К слову, своей ранней славой обязан Георгию Гулиа и очень известный живописец Илья Глазунов. Именно Георгий Дмитриевич заметил его и всячески рекомендовал всем своим знакомым. И если и был какой-то человек, которого Илья Глазунов боготворил, то это был именно великий абхазский и советский писатель Георгий Дмитриевич Гулиа.
Москва слезам – верит!
Практически сразу после переезда в Москву Георгий Гулиа написал повесть «Добрый город», во многом автобиографичную. В повести рассказывается о молодом человеке, который переезжает из Абхазии в Москву. А ведь в столице так легко потеряться! Но находятся добрые люди, которые помогают "чужаку" обустроиться, подсказывают выходы из трудных ситуаций и способы решения неизбежных проблем.
Повесть "Добрый город" была очень популярна и во многом сформировала восприятие Москвы несколькими поколениями советских людей. Лишь тридцать с лишним лет спустя, с выходом одноименного фильма, оказалось, что "Москва слезам не верит". А до этого времени, с подачи абхазского писателя, столица считалась доброй.
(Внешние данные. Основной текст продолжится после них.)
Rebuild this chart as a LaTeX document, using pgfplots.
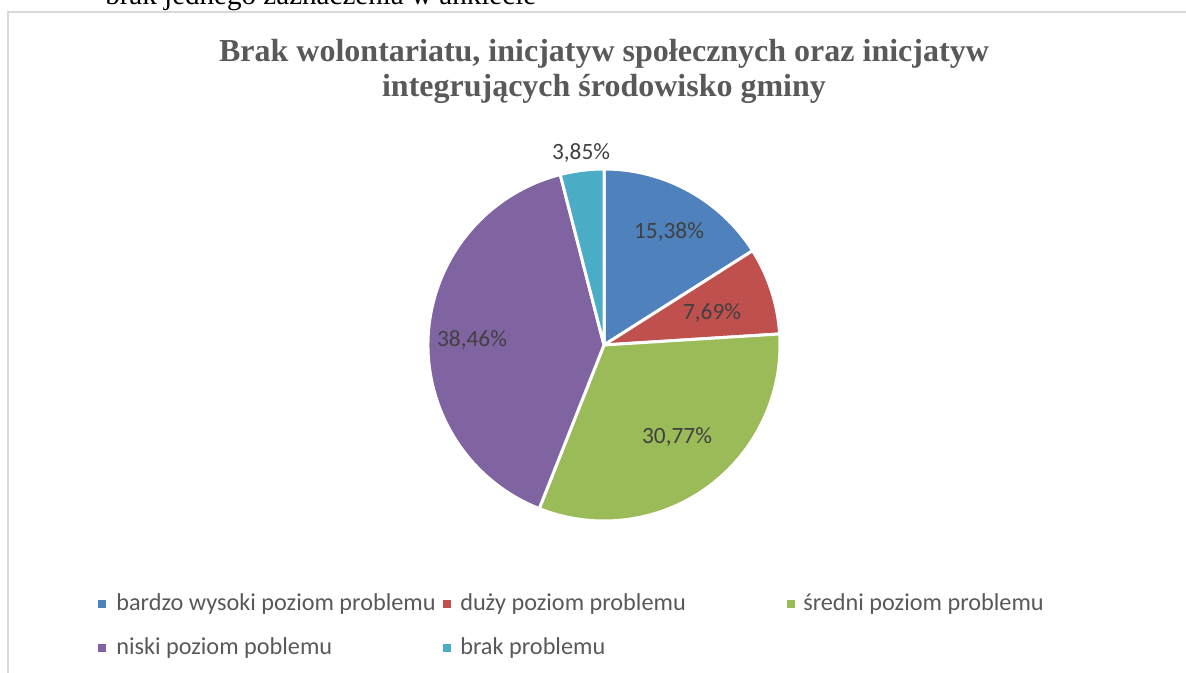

По дому Георгий Дмитриевич, конечно, скучал. Только вот виду не показывал. О малой родине, по словам дочери писателя Татьяны, ему напоминало вино. "Сок абхазской виноградной лозы любого человека делает нашим", — говорил Георгий Дмитриевич. И по вечерам в квартире на улице Новопесчаная, за столом с подпиленными по-абхазски ножками, собиралась теплая компания: аварец Гамзатов, балкарец Кулиев, турок Хикмет, многочисленные русские писатели. Все эти гости наслаждались вкусом изысканного вина, теплотой общения. И, конечно же, чувствовали себя в Абхазии – пусть и ненадолго среди московской зимы, которая, как известно, длится по полгода.